It’s common to see some consumers giving a cell phone carrier glowing reviews while other consumers publish long rants about the same carrier. When it comes to cell phone service, your mileage may vary.
Cell phone users differ from each other in a lot of ways. It should be unsurprising that a T-Mobile customer in New York City might feel differently about the quality of his T-Mobile’s service than another customer in rural Wisconsin feels about her T-Mobile service. Even within a single geographic region, the way people feel about the quality of a given carrier will vary substantially. People use different phones and do different things with their phones. People are also pretty different. Some people don’t mind if they occasionally don’t have service while traveling in sparsely populated areas. I hate it. Some people are frustrated if their video streaming is limited to 480p quality. That doesn’t bother me.

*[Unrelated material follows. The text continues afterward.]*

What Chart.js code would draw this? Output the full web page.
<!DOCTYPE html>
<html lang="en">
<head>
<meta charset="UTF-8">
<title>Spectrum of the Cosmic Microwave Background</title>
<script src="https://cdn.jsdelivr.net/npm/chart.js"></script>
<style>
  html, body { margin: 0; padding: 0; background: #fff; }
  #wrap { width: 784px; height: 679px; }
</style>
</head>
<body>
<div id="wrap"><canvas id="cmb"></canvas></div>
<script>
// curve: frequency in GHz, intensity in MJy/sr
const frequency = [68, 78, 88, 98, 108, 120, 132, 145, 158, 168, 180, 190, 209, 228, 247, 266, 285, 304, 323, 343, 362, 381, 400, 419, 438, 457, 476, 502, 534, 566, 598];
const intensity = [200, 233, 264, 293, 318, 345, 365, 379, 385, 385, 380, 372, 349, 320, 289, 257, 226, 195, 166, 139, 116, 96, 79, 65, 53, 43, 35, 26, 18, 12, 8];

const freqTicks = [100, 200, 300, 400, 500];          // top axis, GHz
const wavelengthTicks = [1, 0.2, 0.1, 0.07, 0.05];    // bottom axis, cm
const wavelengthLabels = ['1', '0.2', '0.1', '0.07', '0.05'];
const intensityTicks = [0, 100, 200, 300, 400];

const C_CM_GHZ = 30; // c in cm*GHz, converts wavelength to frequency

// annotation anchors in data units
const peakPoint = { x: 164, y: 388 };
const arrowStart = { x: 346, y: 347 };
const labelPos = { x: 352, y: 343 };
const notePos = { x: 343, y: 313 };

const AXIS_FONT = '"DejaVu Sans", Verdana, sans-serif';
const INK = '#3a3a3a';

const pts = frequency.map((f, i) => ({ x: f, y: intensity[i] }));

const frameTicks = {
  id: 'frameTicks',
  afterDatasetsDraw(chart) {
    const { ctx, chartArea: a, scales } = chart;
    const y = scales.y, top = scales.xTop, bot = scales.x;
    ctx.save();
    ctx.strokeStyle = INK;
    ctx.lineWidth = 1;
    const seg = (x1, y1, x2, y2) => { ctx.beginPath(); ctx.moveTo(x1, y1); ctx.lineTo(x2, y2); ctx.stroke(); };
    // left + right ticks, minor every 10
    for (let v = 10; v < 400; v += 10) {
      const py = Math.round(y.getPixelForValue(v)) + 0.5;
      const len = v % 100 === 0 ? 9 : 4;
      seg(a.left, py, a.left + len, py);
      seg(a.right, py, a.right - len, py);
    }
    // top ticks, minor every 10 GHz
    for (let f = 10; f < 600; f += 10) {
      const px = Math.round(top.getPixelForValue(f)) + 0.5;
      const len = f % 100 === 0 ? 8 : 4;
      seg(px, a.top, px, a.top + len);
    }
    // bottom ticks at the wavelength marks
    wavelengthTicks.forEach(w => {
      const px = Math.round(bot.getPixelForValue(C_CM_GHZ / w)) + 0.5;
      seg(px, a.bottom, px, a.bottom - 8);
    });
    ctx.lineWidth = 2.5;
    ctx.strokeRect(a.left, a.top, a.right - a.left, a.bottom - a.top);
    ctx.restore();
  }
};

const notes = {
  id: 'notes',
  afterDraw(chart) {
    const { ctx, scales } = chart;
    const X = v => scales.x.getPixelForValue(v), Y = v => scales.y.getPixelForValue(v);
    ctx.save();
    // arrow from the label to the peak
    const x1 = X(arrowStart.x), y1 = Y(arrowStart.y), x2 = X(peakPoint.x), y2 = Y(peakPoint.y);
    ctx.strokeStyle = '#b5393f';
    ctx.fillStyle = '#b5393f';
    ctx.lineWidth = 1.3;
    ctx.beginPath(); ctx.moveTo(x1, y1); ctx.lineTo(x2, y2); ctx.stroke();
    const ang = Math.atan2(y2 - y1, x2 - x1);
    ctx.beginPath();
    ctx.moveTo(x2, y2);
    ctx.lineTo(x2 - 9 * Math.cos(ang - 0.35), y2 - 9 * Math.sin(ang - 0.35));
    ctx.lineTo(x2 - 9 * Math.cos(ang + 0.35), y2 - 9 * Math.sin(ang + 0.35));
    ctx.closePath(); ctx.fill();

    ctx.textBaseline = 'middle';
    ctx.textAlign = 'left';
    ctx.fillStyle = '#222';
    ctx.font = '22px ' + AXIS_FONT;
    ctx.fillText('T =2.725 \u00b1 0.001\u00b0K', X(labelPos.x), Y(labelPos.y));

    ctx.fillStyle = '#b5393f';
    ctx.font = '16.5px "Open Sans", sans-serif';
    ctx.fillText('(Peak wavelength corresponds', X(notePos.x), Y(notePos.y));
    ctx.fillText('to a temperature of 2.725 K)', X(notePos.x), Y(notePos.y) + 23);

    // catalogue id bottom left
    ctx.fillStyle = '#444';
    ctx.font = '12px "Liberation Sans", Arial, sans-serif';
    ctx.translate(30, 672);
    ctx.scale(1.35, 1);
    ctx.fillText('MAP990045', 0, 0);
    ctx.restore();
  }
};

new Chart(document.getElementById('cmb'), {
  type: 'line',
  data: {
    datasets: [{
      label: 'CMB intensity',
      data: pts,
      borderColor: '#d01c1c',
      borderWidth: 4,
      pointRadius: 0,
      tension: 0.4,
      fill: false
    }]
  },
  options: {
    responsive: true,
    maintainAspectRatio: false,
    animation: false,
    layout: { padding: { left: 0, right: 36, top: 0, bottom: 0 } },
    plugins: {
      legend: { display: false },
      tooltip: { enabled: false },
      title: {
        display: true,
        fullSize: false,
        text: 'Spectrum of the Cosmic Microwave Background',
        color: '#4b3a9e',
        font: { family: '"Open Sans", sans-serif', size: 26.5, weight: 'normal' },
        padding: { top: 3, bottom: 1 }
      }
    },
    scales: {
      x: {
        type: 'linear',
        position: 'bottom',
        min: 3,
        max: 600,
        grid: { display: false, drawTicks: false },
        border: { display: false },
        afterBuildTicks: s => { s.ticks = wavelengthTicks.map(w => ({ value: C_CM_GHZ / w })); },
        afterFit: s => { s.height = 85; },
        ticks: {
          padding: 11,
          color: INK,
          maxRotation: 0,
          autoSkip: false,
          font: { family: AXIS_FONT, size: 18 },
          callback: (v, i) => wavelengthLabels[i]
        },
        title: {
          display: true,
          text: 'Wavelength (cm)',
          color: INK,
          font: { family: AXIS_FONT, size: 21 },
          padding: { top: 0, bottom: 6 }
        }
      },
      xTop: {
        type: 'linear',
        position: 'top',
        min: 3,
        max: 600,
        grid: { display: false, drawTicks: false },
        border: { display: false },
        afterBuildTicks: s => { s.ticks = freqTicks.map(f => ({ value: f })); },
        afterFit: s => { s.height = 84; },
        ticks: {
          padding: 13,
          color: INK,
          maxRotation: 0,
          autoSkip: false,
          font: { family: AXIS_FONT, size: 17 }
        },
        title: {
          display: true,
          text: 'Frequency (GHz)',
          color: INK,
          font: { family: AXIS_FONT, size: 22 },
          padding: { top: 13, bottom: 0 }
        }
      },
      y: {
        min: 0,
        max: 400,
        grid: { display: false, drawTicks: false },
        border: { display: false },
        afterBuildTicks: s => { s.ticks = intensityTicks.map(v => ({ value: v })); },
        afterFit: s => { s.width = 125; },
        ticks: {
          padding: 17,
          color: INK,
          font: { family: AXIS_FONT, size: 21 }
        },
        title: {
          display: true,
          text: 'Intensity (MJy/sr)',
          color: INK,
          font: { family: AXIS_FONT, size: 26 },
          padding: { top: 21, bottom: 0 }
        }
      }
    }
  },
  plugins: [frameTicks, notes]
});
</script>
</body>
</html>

When choosing cell service, realizing that individual experiences with a carrier will be highly variable can prevent a lot of frustration. Taking advantage of the fact that people’s mileage may vary can allow frugal consumers to save a lot on wireless service.
The frugal strategy
I would guess that there are millions of consumers paying $50-$100 per line each month for postpaid Verizon service that could switch to Mint Mobile plans costing about $20 per line each month without experiencing a recognizable decrease in service quality. While Verizon’s postpaid service is going to generally be better than Mint’s service, many consumers have great experiences with Mint.
Even if you expect to have a good experience with a premium carrier, it may be worth trying low-cost carriers beforehand. There’s a chance the low-cost carriers are capable of providing you with good service. Let’s assume a low-cost, prepaid service would cost you $20 per month while a premium service would cost you $70 per month and require a two-year commitment. If you try the prepaid service first and end up liking it enough to choose it over the premium service, the upside is huge. You can save $50 per month on each line and don’t get locked into a long contract. Over a two-year period, the financial savings come out to $1,200 per line. If you try the prepaid service and disklike it, the downside is pretty low. You experience one month of mediocre service before upgrading to something better.

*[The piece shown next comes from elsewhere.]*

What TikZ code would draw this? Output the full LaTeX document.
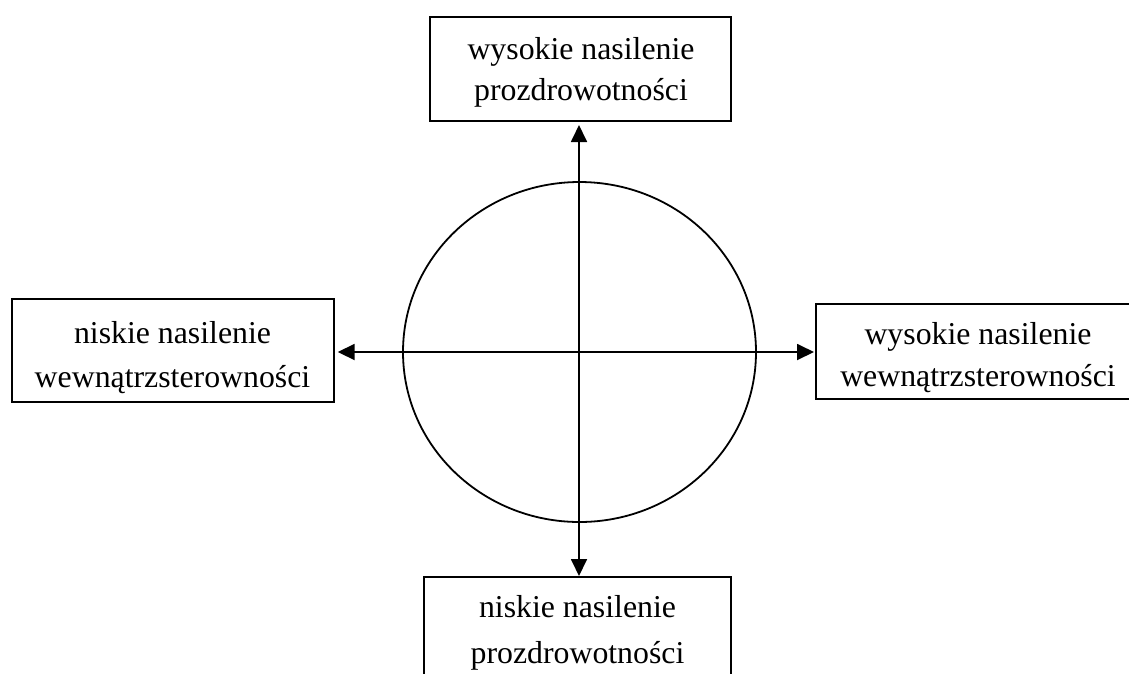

- Consider getting an unlocked phone with near-universal compatibility if you don’t already have one1
- Try a cheap, prepaid carrier for one month
- If you love the carrier, stick with it
- If not, try a slightly more expensive carrier
- Keep trying more expensive carriers until you find one you like
Most people don’t use anything like this strategy. Some of them are leaving a lot of money on the table.

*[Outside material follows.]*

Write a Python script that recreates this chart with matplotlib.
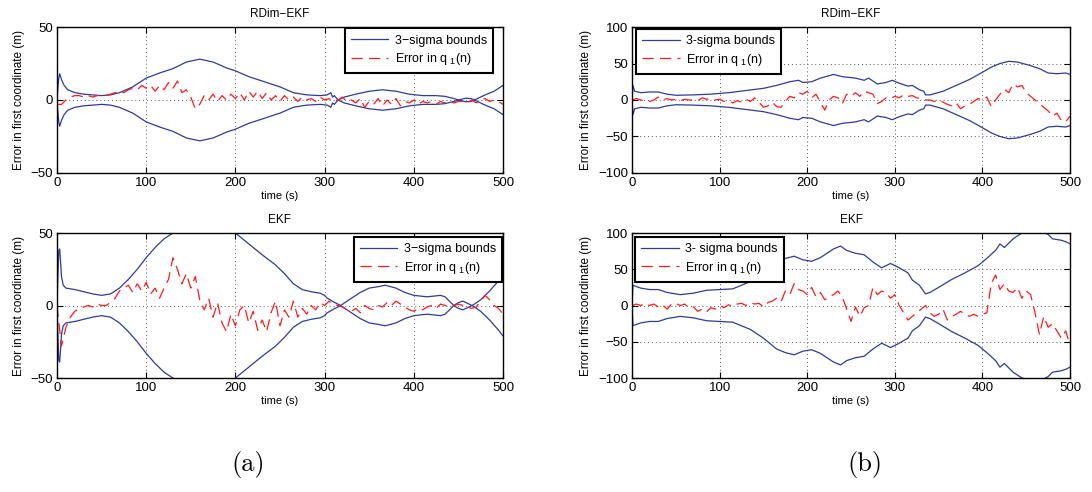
import numpy as np
import matplotlib
matplotlib.use("Agg")
import matplotlib.pyplot as plt

plt.rcParams["font.family"] = ["Liberation Sans", "DejaVu Sans"]
plt.rcParams["mathtext.fontset"] = "custom"
plt.rcParams["mathtext.rm"] = "Liberation Sans"
plt.rcParams["mathtext.it"] = "Liberation Sans"

AZUL = "#2d3c9b"
ROJO = "#ff1a1a"

# ── (a) RDim-EKF ──────────────────────────────────────────────────────────────
t_sig_a1 = [0, 1, 2, 3, 5, 8, 12, 20, 30, 50, 60, 70, 85, 100, 115, 130, 145, 160,
            175, 190, 200, 215, 230, 250, 265, 280, 295, 303, 307, 309, 311, 315,
            322, 335, 350, 365, 380, 395, 410, 425, 435, 445, 450, 458, 464, 468,
            480, 490, 500]
sig_a1 = [0, 8, 15, 18, 14, 10, 7, 5, 4, 3, 3.5, 5, 9, 15, 18.5, 21.5, 26, 28,
          26, 22, 20, 16, 13, 9, 5, 3.5, 3, 3.5, 5, 2, 3, 0,
          -2, -4, -6, -7, -6, -4, -3, -3, -2.5, -1, 0, 1.2, 1, 0,
          -3.5, -6, -10]

t_err = list(range(0, 505, 5))
err_a1 = [-3, -3, 0, 2, 3, 3, 2, 3, 2, 3, 3, 3, 4, 5, 6, 5, 7, 8, 7, 10,
          8, 10, 6, 10, 7, 12, 8, 13, 5, 7, 2, -6, -3, 3, 0, 4, -1, 3, 0, 4,
          1, 5, 0, 6, 2, 6, 1, 5, 0, 3, -1, 3, 0, 2, -1, 2, 0, 1, -1, 2,
          0, 1, -1, 0, 2, -1, 0, -2, 1, -5, -1, -3, 1, -4, 0, -3, 1, -4, -1, -2,
          0, -3, -1, -2, -1, -3, -1, -2, -1, -2, -1, -1, -2, 0, -2, 0, 1, -1, 0, -1,
          -3]

# ── (a) EKF ───────────────────────────────────────────────────────────────────
t_sig_a2 = [0, 1, 2, 3, 4, 5, 7, 10, 20, 30, 40, 50, 60, 70, 80, 90, 100, 110,
            120, 130, 150, 165, 180, 195, 200, 210, 220, 230, 245, 255, 265, 275,
            285, 295, 300, 303, 306, 310, 318, 330, 340, 350, 360, 368, 380, 390,
            400, 415, 430, 435, 445, 450, 455, 462, 468, 475, 485, 495, 500]
sig_a2 = [0, 20, 38, 39, 30, 20, 14, 12, 11, 9.5, 8, 7, 8, 12, 18, 25, 33, 40,
          46, 50, 57, 60, 58, 52, 50, 45, 40, 35, 28, 22, 15, 11,
          9.5, 8.5, 7, 5, 4, 2.5, 0, -5, -9, -12, -13, -14, -12, -9,
          -7, -6, -7, -6, 0, 2, 3, 1, -1, -4, -10, -17, -21]

err_a2 = [0, -28, -15, -8, -4, -2, -1, 0, -1, 1, 0, 0, 2, 5, 10, 12, 14, 9, 15, 10,
          16, 8, 12, 5, 12, 18, 33, 25, 15, 22, 12, 20, 4, -3, 5, -8, 2, -12, -18, -6,
          -14, -3, 0, -12, -4, -17, -10, -18, -5, 3, -14, -3, -8, 3, -8, -2, -6, 0, -3, 2,
          0, 3, 1, 0, -1, -3, -4, -2, -5, 0, -2, -3, 0, -1, 2, 0, 3, 1, -1, -3,
          -4, -2, -3, -1, 0, -2, 1, 0, -1, 0, 1, 0, -1, -2, -1, 3, 7, 4, 0, -2,
          -6]

# ── (b) RDim-EKF ──────────────────────────────────────────────────────────────
t_sig_b1 = [0, 1, 3, 10, 20, 30, 40, 50, 70, 90, 110, 130, 150, 165, 180, 190,
            195, 205, 215, 230, 240, 255, 265, 270, 280, 290, 297, 305, 315, 320,
            328, 333, 335, 340, 355, 370, 385, 400, 410, 420, 430, 440, 455, 465,
            475, 485, 495, 500]
sig_b1 = [0, 20, 12, 10, 11, 11, 8, 6.5, 7, 8, 10, 13, 16, 20, 25, 27,
          24, 25, 30, 35, 32, 30, 27, 30, 22, 24, 27, 23, 19, 20,
          14, 12, 7, 7, 12, 20, 28, 38, 45, 50, 53, 52, 47, 43,
          37, 36, 37, 35]

err_b1 = [0, 2, 0, -1, -2, 0, 4, 0, 2, 0, 1, -1, 1, 0, 0, -1, 3, 1, 2, 0,
          1, -2, -1, -4, -1, -3, 1, -2, 3, -3, -10, -8, -3, -9, -10, -2, 5, 3, 10, 8,
          12, 3, 8, -3, -14, 0, 5, 3, -5, 8, 5, 10, 5, 12, 10, 8, -5, -2, 3, 2,
          5, 3, 7, 5, 6, 3, 2, 0, 0, -2, 0, -3, -6, -8, -4, -12, -8, -6, -2, 2,
          0, 4, -9, 0, 8, 15, 10, 22, 18, 20, 10, 5, 0, -5, -10, -15, -22, -18, -28, -30,
          -22]

# ── (b) EKF ───────────────────────────────────────────────────────────────────
t_sig_b2 = [0, 1, 3, 10, 20, 30, 40, 55, 70, 85, 100, 115, 125, 135, 150, 165,
            175, 185, 195, 205, 215, 230, 238, 245, 255, 265, 275, 285, 295, 305,
            315, 320, 328, 335, 340, 350, 365, 380, 395, 405, 415, 420, 425, 435,
            445, 455, 465, 475, 480, 490, 495, 500]
sig_b2 = [0, 28, 27, 24, 22, 22, 18, 15, 17, 21, 22, 23, 28, 33, 45, 60,
          65, 68, 63, 61, 66, 78, 82, 76, 72, 70, 60, 52, 58, 52,
          45, 35, 28, 16, 18, 25, 36, 45, 55, 65, 76, 85, 80, 92,
          100, 103, 104, 98, 92, 90, 88, 85]

err_b2 = [0, 2, 0, 3, 0, 2, -2, 1, -5, 2, 3, 0, 2, -3, -2, -8, -5, -9, -3, -5,
          0, -3, 1, -1, 2, 3, 0, 4, 2, 3, -2, 4, 6, 10, 5, 20, 15, 30, 22, 20,
          15, 25, 12, 18, 8, 12, 15, 20, 12, -5, -22, -2, -15, -3, 0, 25, 15, 20, 18, 10,
          15, 0, -10, -20, -15, -10, -5, 0, -10, -15, -12, -5, -20, -15, -12, -8, -12, -15, -12, -15,
          -12, -10, 30, 42, 22, 30, 20, 18, 25, 10, 20, 15, -10, -40, -15, -30, -25, -35, -45, -35,
          -55]

paneles = [
    # posición, título, t_sig, sig, err, ylim, yticks, loc, ancla, etiqueta
    ([0.0522, 0.6484, 0.4084, 0.2967], "RDim\u2212EKF", t_sig_a1, sig_a1, err_a1,
     50, [-50, 0, 50], "upper right", (0.978, 0.99), "3\u2212sigma bounds"),
    ([0.0522, 0.2317, 0.4084, 0.2947], "EKF", t_sig_a2, sig_a2, err_a2,
     50, [-50, 0, 50], "upper right", (0.998, 0.972), "3\u2212sigma bounds"),
    ([0.5788, 0.6484, 0.4011, 0.2967], "RDim\u2212EKF", t_sig_b1, sig_b1, err_b1,
     100, [-100, -50, 0, 50, 100], "upper left", (0.009, 0.986), "3-sigma bounds"),
    ([0.5788, 0.2317, 0.4011, 0.2947], "EKF", t_sig_b2, sig_b2, err_b2,
     100, [-100, -50, 0, 50, 100], "upper left", (0.007, 0.972), "3- sigma bounds"),
]

fig = plt.figure(figsize=(10.92, 4.92), dpi=100)

for pos, titulo, ts, sig, err, ylim, yticks, loc, ancla, etiqueta in paneles:
    ax = fig.add_axes(pos)
    sig = np.array(sig)
    ax.plot(ts, sig, color=AZUL, linewidth=0.9, label=etiqueta)
    ax.plot(ts, -sig, color=AZUL, linewidth=0.9)
    ax.plot(t_err, err, color=ROJO, linewidth=0.9, dashes=(9, 5),
            label="Error in q $_{1}$(n)")
    ax.set_xlim(0, 500)
    ax.set_ylim(-ylim, ylim)
    ax.set_xticks([0, 100, 200, 300, 400, 500])
    ax.set_yticks(yticks)
    ax.grid(True, linestyle=(0, (1, 3)), color="#555555", linewidth=0.7)
    ax.tick_params(direction="in", length=4, labelsize=9.5, top=True, right=True,
                   pad=3)
    for sp in ax.spines.values():
        sp.set_linewidth(1.0)
    ax.set_title(titulo, fontsize=8.5, pad=7)
    ax.set_xlabel("time (s)", fontsize=8, labelpad=1)
    ax.set_ylabel("Error in first coordinate (m)", fontsize=8.5, labelpad=4)
    leg = ax.legend(loc=loc, bbox_to_anchor=ancla, fontsize=9, handlelength=3.0,
                    handletextpad=0.5, fancybox=False, framealpha=1,
                    edgecolor="black", borderaxespad=0, borderpad=0.5,
                    labelspacing=0.35)
    leg.get_frame().set_linewidth(1.5)

fig.text(0.227, 0.055, "(a)", fontsize=19, family="cmr10", ha="center", va="center")
fig.text(0.792, 0.055, "(b)", fontsize=19, family="cmr10", ha="center", va="center")

plt.savefig("out.png", dpi=100)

2 thoughts to “Your Mileage May Vary”
Hey! I just came across your site after reading MMM’s recent post about mobile phone plans.
I’ve recently switched off Verizon myself, and estimate I’ll save nearly $700 annually by making this move to Mint Mobile. Would highly recommend.
Also, depending on your needs, I’d recommend staying away from the recently-released “unlimited” plan, or in general plans from any carrier that say they’re “unlimited.” 4G (even 5G data) is never unlimited. But, 3G failover typically is.
I’d love to read about the different types of 3G (it seems some versions/types may be better than others?) and maybe see phone plans with failovers to better kinds of 3G than others. I could be wrong on this, but for instance, my T-Mobile hotspot fails over to 3G and I’m still able to browse normally, hold meetings over Hangouts. But, when Mint fails over, it’s pretty darn slow.
Great to hear about your savings Brandon!
So there are some 3G-era technologies that are better than others, but I don’t think that’s the reason you’re seeing different speeds from T-Mobile and Mint. A lot of carriers will advertise something along the lines of: “unlimited data at 2G speeds after you run out of full-speed data.” (e.g., Mint). Most often, carriers use 2G speeds to mean speeds throttled to 128Kbps (i.e., very slow). Customers experiencing these 128Kbps speeds are usually actually accessing a 4G network, but have their speeds artificially slowed so the connection feels sort of like 2G.
T-Mobile has a handful of situations where it throttles subscribers to what T-Mobile calls “3G speeds.” In T-Mobile’s case, that usually means about 600Kbps. Again, most subscribers experiencing those 3G speeds will be on a 4G network.
It’s all a little silly and confusing for consumers. The phrases “3G speeds” and “2G speeds” don’t have clean cut meanings. 2G and 3G both involved a wide range of technologies and possible speeds.